Note: Utility-based agents keep track of its environment, and before reaching its main goal, it completes several tiny goals that may come in between the path.
- Learning agents: The main task of these agents is to teach the agent machines to operate in an unknown environment and gain as much knowledge as they can. A learning agent is divided into four conceptual components:
- Learning element: This element is responsible for making improvements.
- Performance element: It is responsible for selecting external actions according to the percepts it takes.
- Critic: It provides feedback to the learning agent about how well the agent is doing, which could maximize the performance measure in the future.
- Problem Generator: It suggests actions which could lead to new and informative experiences.
Example: Humans learn to speak only after taking birth.
Note: The objective of a Learning agent is to improve the overall performance of the agent.
Working of an agent program’s components
The function of agent components is to answer some basic questions like “What is the world like now?”, “what do my actions do?” etc.
We can represent the environment inherited by the agent in various ways by distinguishing on an axis of increasing expressive power and complexity as discussed below:
- Atomic Representation: Here, we cannot divide each state of the world. So, it does not have any internal structure. Search, and game-playing, Hidden Markov Models, and Markov decision process all work with the atomic representation.

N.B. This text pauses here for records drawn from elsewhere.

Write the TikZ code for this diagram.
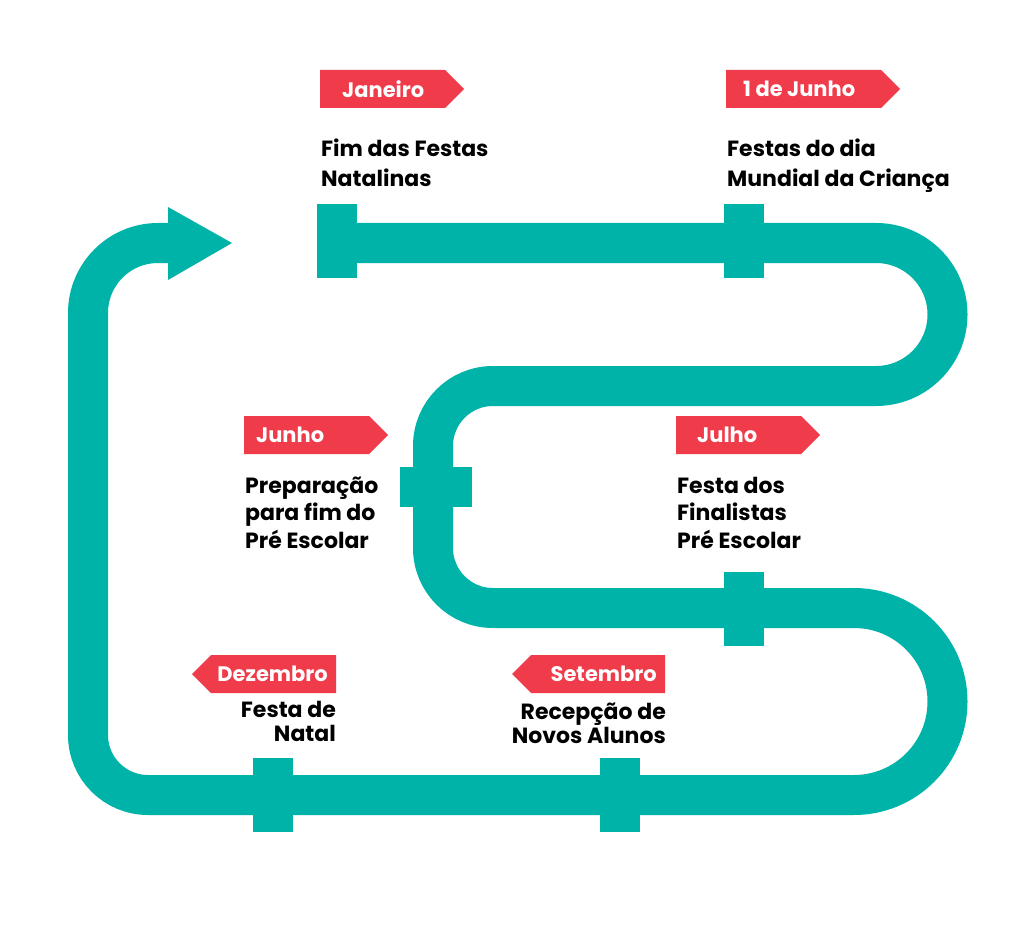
\documentclass[tikz,border=0pt]{standalone}
\usepackage{fontspec}
\setmainfont{Poppins}
\definecolor{trilha}{RGB}{0,179,169}
\definecolor{etiqueta}{RGB}{239,59,74}
\tikzset{
  marco/.style={fill=trilha, inner sep=0pt, minimum width=40, minimum height=74},
  marcoh/.style={fill=trilha, inner sep=0pt, minimum width=72, minimum height=40},
  mes/.style={text=white, font=\fontsize{21}{24}\selectfont\bfseries, inner sep=0pt},
  evento/.style={font=\fontsize{22}{30}\selectfont\bfseries, inner sep=0pt, align=left},
}

\begin{document}
\begin{tikzpicture}[x=1pt,y=-1pt]
\useasboundingbox (0,0) rectangle (1024,933);
% trilha
\draw[trilha, line width=40] (317,243) -- (876,243) arc[start angle=-90, end angle=90, radius=71.5]
  -- (493,386) arc[start angle=-90, end angle=-180, radius=60]
  -- (433,548) arc[start angle=180, end angle=90, radius=60]
  -- (854,608) arc[start angle=-90, end angle=90, radius=93.5]
  -- (148,795) arc[start angle=90, end angle=180, radius=60]
  -- (88,313) arc[start angle=180, end angle=270, radius=70] -- (170,243);
\fill[trilha] (168,207) -- (232,243) -- (168,280) -- cycle;

% marcos
\node[marco] (mJan) at (337,241) {};
\node[marco] (mJun1) at (744,241) {};
\node[marcoh] (mJun) at (436,487) {};
\node[marco] (mJul) at (744,609) {};
\node[marco] (mSet) at (620,795) {};
\node[marco] (mDez) at (273,795) {};

% etiquetas
\fill[etiqueta] (320,70) -- (445,70) -- (464,89) -- (445,108) -- (320,108) -- cycle;
\node[mes, anchor=west] (jan) at (342,89) {Janeiro};
\fill[etiqueta] (726,70) -- (881,70) -- (900,89) -- (881,108) -- (726,108) -- cycle;
\node[mes, anchor=west] (jun1) at (743,89) {1 de Junho};
\fill[etiqueta] (244,416) -- (369,416) -- (388,435) -- (369,454) -- (244,454) -- cycle;
\node[mes, anchor=west] (jun) at (256,435) {Junho};
\fill[etiqueta] (676,416) -- (801,416) -- (820,435) -- (801,454) -- (676,454) -- cycle;
\node[mes, anchor=west] (jul) at (697,435) {Julho};
\fill[etiqueta] (336,655) -- (211,655) -- (192,674) -- (211,693) -- (336,693) -- cycle;
\node[mes, anchor=east] (dez) at (328,674) {Dezembro};
\fill[etiqueta] (665,655) -- (531,655) -- (512,674) -- (531,693) -- (665,693) -- cycle;
\node[mes, anchor=east] (set) at (657,674) {Setembro};

% eventos (base = ultima linha)
\node[evento, anchor=base west] (eJan) at (321,187) {Fim das Festas\\Natalinas};
\node[evento, anchor=base west] (eJun1) at (727,187) {Festas do dia\\Mundial da Criança};
\node[evento, anchor=base west, font=\fontsize{22}{27.5}\selectfont\bfseries] (eJun) at (245,548) {Preparação\\para fim do\\Pré Escolar};
\node[evento, anchor=base west, font=\fontsize{22}{27.5}\selectfont\bfseries] (eJul) at (677,548) {Festa dos\\Finalistas\\Pré Escolar};
\node[evento, anchor=base east, align=right, font=\fontsize{22}{24}\selectfont\bfseries] (eDez) at (336,741) {Festa de\\Natal};
\node[evento, anchor=base east, align=right, font=\fontsize{22}{24}\selectfont\bfseries] (eSet) at (666,743) {Recepção de\\Novos Alunos};
\end{tikzpicture}
\end{document}
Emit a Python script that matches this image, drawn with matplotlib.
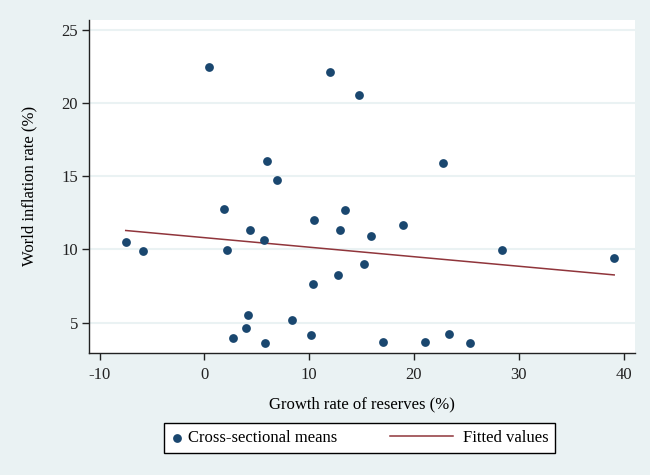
import numpy as np
import matplotlib
matplotlib.use('Agg')
import matplotlib.pyplot as plt
from matplotlib.lines import Line2D
from matplotlib.legend_handler import HandlerLine2D

# reserves growth (%) and world inflation (%) - cross-sectional means
growth = [0.43, 11.96, 14.76, 5.97, 6.89, 1.9, 13.45, 10.43, 4.38, 12.94,
          15.87, -7.5, 5.65, -5.87, 2.12, 15.23, 12.78, 10.4, 4.19, 8.33,
          4.0, 2.72, 10.17, 5.75, 17.05, 22.75, 18.96, 28.41, 39.11, 21.09,
          23.35, 25.36]
inflation = [22.48, 22.14, 20.52, 16.06, 14.74, 12.74, 12.67, 12.01, 11.33, 11.31,
             10.94, 10.51, 10.65, 9.88, 9.99, 8.99, 8.26, 7.65, 5.53, 5.16,
             4.66, 3.98, 4.14, 3.64, 3.69, 15.93, 11.69, 9.94, 9.4, 3.66,
             4.25, 3.64]
xticks = [-10, 0, 10, 20, 30, 40]
yticks = [5, 10, 15, 20, 25]

bg = '#eaf2f3'
navy = '#1a476f'
maroon = '#90353b'

plt.rcParams['font.family'] = ['Liberation Serif', 'DejaVu Serif']
plt.rcParams['axes.unicode_minus'] = False


# legend line that reaches back to the left of its (short) handle box
class LongLine(HandlerLine2D):
    def create_artists(self, legend, orig_handle, xdescent, ydescent,
                       width, height, fontsize, trans):
        x1 = -xdescent + width - 3.5
        x0 = x1 - 45.5
        yc = -ydescent + height / 2
        ln = Line2D([x0, x1], [yc, yc], color=orig_handle.get_color(),
                    lw=orig_handle.get_linewidth())
        ln.set_transform(trans)
        return [ln]


fig = plt.figure(figsize=(6.5, 4.75), dpi=100, facecolor=bg)
ax = fig.add_axes([0.137, 0.257, 0.84, 0.701])
ax.set_facecolor('white')

x = np.array(growth)
y = np.array(inflation)

# linear fit (like twoway lfit)
b, a = np.polyfit(x, y, 1)
xf = np.array([x.min(), x.max()])
yf = a + b * xf

sc = ax.scatter(x, y, s=40, color=navy, zorder=3, label='Cross-sectional means',
                linewidths=0)
fl, = ax.plot(xf, yf, color=maroon, lw=1.1, zorder=2, label='Fitted values')

ax.set_xlim(-11.0, 41.1)
ax.set_ylim(2.94, 25.66)
ax.set_xticks(xticks)
ax.set_yticks(yticks)
ax.grid(axis='y', color=bg, lw=1.5, zorder=0)
ax.set_axisbelow(True)

for s in ['top', 'right']:
    ax.spines[s].set_visible(False)
for s in ['left', 'bottom']:
    ax.spines[s].set_color('#222222')
    ax.spines[s].set_linewidth(1.0)

ax.tick_params(direction='out', length=5, width=1, labelsize=12,
               colors='#222222')
ax.tick_params(axis='x', pad=5)
ax.tick_params(axis='y', pad=3)
ax.set_xlabel('Growth rate of reserves (%)', fontsize=12, labelpad=10)
ax.set_ylabel('World inflation rate (%)', fontsize=12, labelpad=17)

leg = fig.legend(handles=[sc, fl], loc='center', bbox_to_anchor=(0.553, 0.078),
                 ncol=2, fontsize=12, frameon=True, fancybox=False,
                 edgecolor='black', facecolor='white', framealpha=1,
                 handlelength=0.8, handletextpad=0.25, columnspacing=6.45,
                 borderpad=0.4, scatterpoints=1,
                 handler_map={Line2D: LongLine()})
leg.get_frame().set_linewidth(1.0)

fig.savefig('out.png', dpi=100, facecolor=bg)
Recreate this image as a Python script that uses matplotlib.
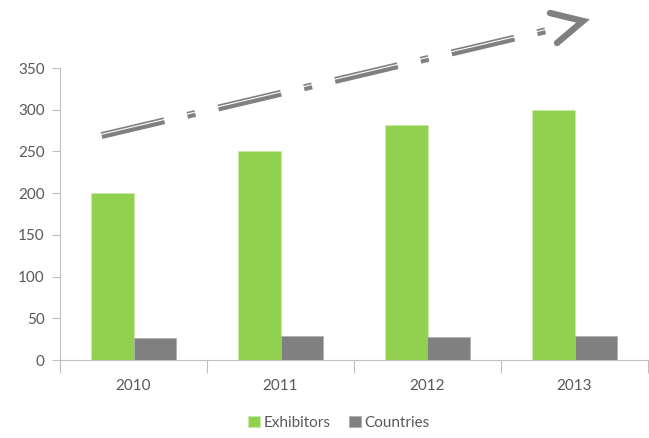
import matplotlib
matplotlib.use("Agg")
import matplotlib.pyplot as plt
import numpy as np

plt.rcParams['font.family'] = ['Lato', 'DejaVu Sans']
plt.rcParams['lines.scale_dashes'] = False

# data
years = ["2010", "2011", "2012", "2013"]
exhibitors = [200, 250, 282, 300]
countries = [26, 29, 27, 29]
yticks = [0, 50, 100, 150, 200, 250, 300, 350]

GREEN = "#92D050"
GREY = "#808080"
AXIS = "#BFBFBF"
TEXT = "#595959"

W, H = 649, 438
fig = plt.figure(figsize=(W / 100, H / 100), dpi=100)
ax = fig.add_axes([60 / W, 78 / H, 588 / W, 292 / H])

x = np.arange(len(years))
bw = 0.286
ax.bar(x - bw / 2, exhibitors, bw, color=GREEN, edgecolor="#C8EBA8", linewidth=0.6, label="Exhibitors")
ax.bar(x + bw / 2, countries, bw, color=GREY, edgecolor="#B0B0B0", linewidth=0.6, label="Countries")

ax.set_xlim(-0.5, len(years) - 0.5)
ax.set_ylim(0, 350)
ax.set_yticks(yticks)
ax.set_yticklabels([str(v) for v in yticks], fontsize=11, color=TEXT)

# category labels centred, ticks on the boundaries
ax.set_xticks(np.arange(len(years) + 1) - 0.5)
ax.set_xticklabels([])
ax.set_xticks(x, minor=True)
ax.set_xticklabels(years, minor=True, fontsize=11, color=TEXT)
ax.tick_params(axis="x", which="major", length=9, color=AXIS, width=0.8)
ax.tick_params(axis="x", which="minor", length=0, pad=14)
ax.tick_params(axis="y", length=6, color=AXIS, width=0.8, pad=5)

for s in ["top", "right"]:
    ax.spines[s].set_visible(False)
for s in ["left", "bottom"]:
    ax.spines[s].set_color(AXIS)
    ax.spines[s].set_linewidth(0.8)

fig.legend(loc="center", bbox_to_anchor=(339 / W, 1 - 423 / H), ncol=2, frameon=False,
           fontsize=11, handlelength=0.75, handleheight=0.75, handletextpad=0.25,
           columnspacing=1.2, labelcolor=TEXT)

# decorative trend arrow, drawn in pixel space on an overlay
ov = fig.add_axes([0, 0, 1, 1])
ov.set_xlim(0, W)
ov.set_ylim(H, 0)
ov.axis("off")

start = np.array([101.0, 133.0])
end = np.array([546.0, 28.0])
d = (end - start) / np.linalg.norm(end - start)
n = np.array([-d[1], d[0]])
if n[1] < 0:
    n = -n
pattern = (46.4, 17.0, 5.9, 17.0)
ov.plot([start[0], end[0]], [start[1], end[1]], color=GREY, lw=1.2,
        dashes=pattern, dash_capstyle="butt")
lo = start + n * 4.0
le = end + n * 4.0
ov.plot([lo[0], le[0]], [lo[1], le[1]], color=GREY, lw=3.0,
        dashes=pattern, dash_capstyle="butt")

chev_x = [557, 583, 550]
chev_y = [43, 21, 13]
ov.plot(chev_x, chev_y, color=GREY, lw=4.6, solid_capstyle="round", solid_joinstyle="miter")

fig.savefig("out.png", dpi=100)
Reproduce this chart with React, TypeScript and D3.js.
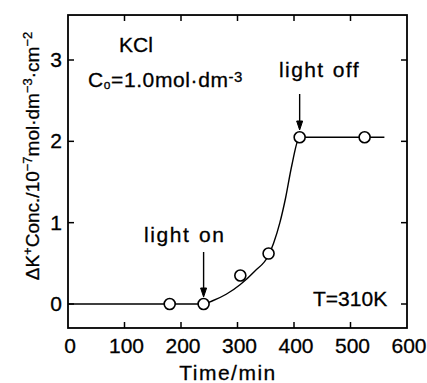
import React, {useRef, useEffect} from 'react';
import * as d3 from 'd3';

// measured points (time / min, ΔK+ conc / 1e-7 mol dm-3 cm-2)
const pointTimes = [180, 240, 305, 355, 410, 525];
const pointValues = [0, 0, 0.35, 0.62, 2.05, 2.05];

// hand-drawn guide curve through the data
const curveTimes = [0, 240, 256, 280, 305, 330, 355, 364, 375, 385, 396, 410, 560];
const curveValues = [0, 0, 0.04, 0.12, 0.24, 0.4, 0.6, 0.75, 1.0, 1.3, 1.7, 2.05, 2.05];

const xTicks = [0, 100, 200, 300, 400, 500, 600];
const yTicks = [0, 1, 2, 3];

const FONT = '"Liberation Sans", Arial, Helvetica, sans-serif';

const Chart: React.FC = () => {
    const ref = useRef<SVGSVGElement | null>(null);

    useEffect(() => {
        if (!ref.current) return;
        const svg = d3.select(ref.current);
        svg.selectAll('*').remove();

        const x = d3.scaleLinear().domain([0, 600]).range([68, 407]);
        const y = d3.scaleLinear().domain([0, 3]).range([304, 60]);
        const yLo = -0.295, yHi = 3.553;

        const left = x(0), right = x(600), top = y(yHi), bottom = y(yLo);

        // frame
        svg.append('rect')
            .attr('x', left).attr('y', top)
            .attr('width', right - left).attr('height', bottom - top)
            .attr('fill', 'none').attr('stroke', '#000').attr('stroke-width', 1.8);

        const tk = 6;
        const inner = xTicks.filter(t => t > 0 && t < 600);
        svg.selectAll('line.xb').data(inner).join('line')
            .attr('x1', d => x(d)).attr('x2', d => x(d))
            .attr('y1', bottom).attr('y2', bottom - tk)
            .attr('stroke', '#000').attr('stroke-width', 1.5);
        svg.selectAll('line.xt').data(inner).join('line')
            .attr('x1', d => x(d)).attr('x2', d => x(d))
            .attr('y1', top).attr('y2', top + tk)
            .attr('stroke', '#000').attr('stroke-width', 1.5);
        svg.selectAll('line.yl').data(yTicks).join('line')
            .attr('x1', left).attr('x2', left + tk)
            .attr('y1', d => y(d)).attr('y2', d => y(d))
            .attr('stroke', '#000').attr('stroke-width', 1.5);
        svg.selectAll('line.yr').data(yTicks).join('line')
            .attr('x1', right).attr('x2', right - tk)
            .attr('y1', d => y(d)).attr('y2', d => y(d))
            .attr('stroke', '#000').attr('stroke-width', 1.5);

        const txt = svg.append('g')
            .attr('font-family', FONT).attr('font-size', 21)
            .attr('fill', '#000').attr('stroke', '#000').attr('stroke-width', 0.3);

        // tick labels
        txt.append('g').selectAll('text').data(xTicks).join('text')
            .attr('x', d => x(d) + 2).attr('y', 353)
            .attr('text-anchor', 'middle')
            .text(d => d);
        txt.append('g').selectAll('text').data(yTicks).join('text')
            .attr('x', 62).attr('y', d => y(d) + 7)
            .attr('text-anchor', 'end')
            .text(d => d);

        // axis titles
        txt.append('text')
            .attr('x', 228).attr('y', 380)
            .attr('text-anchor', 'middle').attr('letter-spacing', 1.5)
            .text('Time/min');

        const yl = txt.append('text')
            .attr('transform', 'translate(39,156) rotate(-90)')
            .attr('text-anchor', 'middle')
            .attr('font-size', 19);
        yl.append('tspan').text('ΔK');
        yl.append('tspan').attr('font-size', 13).attr('dy', -7).text('+');
        yl.append('tspan').attr('dy', 7).text('Conc./10');
        yl.append('tspan').attr('font-size', 13).attr('dy', -7).text('−7');
        yl.append('tspan').attr('dy', 7).text('mol·dm');
        yl.append('tspan').attr('font-size', 13).attr('dy', -7).text('−3');
        yl.append('tspan').attr('dy', 7).text('·cm');
        yl.append('tspan').attr('font-size', 13).attr('dy', -7).text('−2');

        // guide curve
        const line = d3.line<number>()
            .x((d, i) => x(curveTimes[i]))
            .y(d => y(d))
            .curve(d3.curveMonotoneX);
        svg.append('path')
            .attr('d', line(curveValues))
            .attr('fill', 'none').attr('stroke', '#000').attr('stroke-width', 1.4);

        // data points
        svg.selectAll('circle').data(pointValues).join('circle')
            .attr('cx', (d, i) => x(pointTimes[i]))
            .attr('cy', d => y(d))
            .attr('r', 5.5)
            .attr('fill', '#fff').attr('stroke', '#000').attr('stroke-width', 1.6);

        // annotations
        const note = (tx: number, ty: number, s: string, ls: number) =>
            txt.append('text').attr('x', tx).attr('y', ty)
                .attr('letter-spacing', ls).attr('word-spacing', 1).text(s);

        note(119, 52, 'KCl', 0);
        const c0 = txt.append('text').attr('x', 88).attr('y', 87).attr('letter-spacing', 0.6);
        c0.append('tspan').text('C');
        c0.append('tspan').attr('font-size', 12).attr('dy', 2).text('o');
        c0.append('tspan').attr('dy', -2).text('=1.0mol·dm');
        c0.append('tspan').attr('font-size', 15).attr('dy', -5).text('-3');

        note(144, 242, 'light on', 1.6);
        note(279, 77, 'light off', 1.4);
        note(313, 306, 'T=310K', 0);

        // arrows
        const arrow = (ax: number, y1: number, y2: number) => {
            svg.append('line').attr('x1', ax).attr('x2', ax)
                .attr('y1', y1).attr('y2', y2 - 2)
                .attr('stroke', '#000').attr('stroke-width', 1.4);
            svg.append('path')
                .attr('d', `M${ax - 3},${y2 - 9}L${ax},${y2}L${ax + 3},${y2 - 9}Z`)
                .attr('fill', '#000').attr('stroke', '#000').attr('stroke-width', 1);
        };
        arrow(x(240), 252, 297);
        arrow(x(410), 94, 130);
    }, []);

    return <svg ref={ref} width={427} height={383} style={{display: 'block'}}></svg>;
};

export default function App() {
    return (
        <div style={{position: 'absolute', left: 0, top: 0, background: '#fff'}}>
            <Chart/>
        </div>
    );
}
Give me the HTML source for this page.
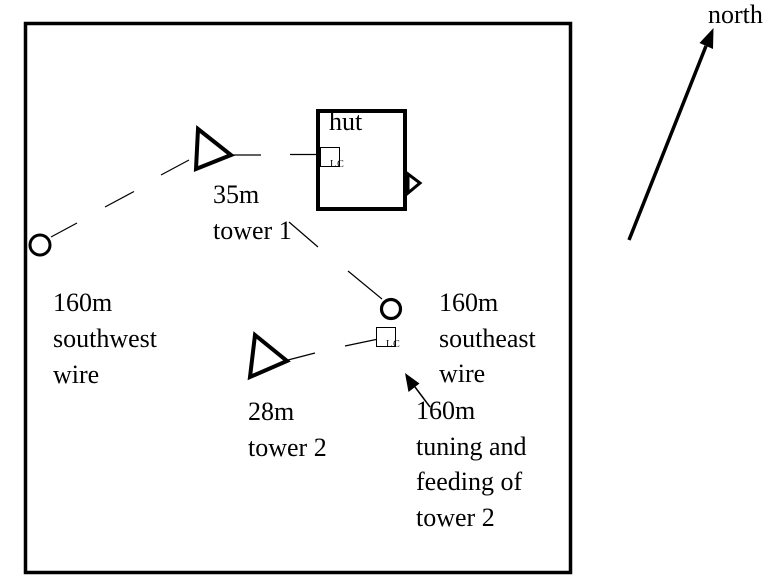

- Factored Representation: Here, each state is split into a fixed set of attributes or variables having a value. It allows us to represent uncertainty. Constraint satisfaction, propositional logic, Bayesian networks, and machine learning algorithms work with the Factored representation.
Note: Two different factored states can share some variables like current GPS location, but two different atomic states cannot do so.
- Structured Representation: Here, we can explicitly describe various and varying relationships between different objects which exist in the world. Relational databases and first-order logic, first-order probability models, natural language understanding underlie structured representation.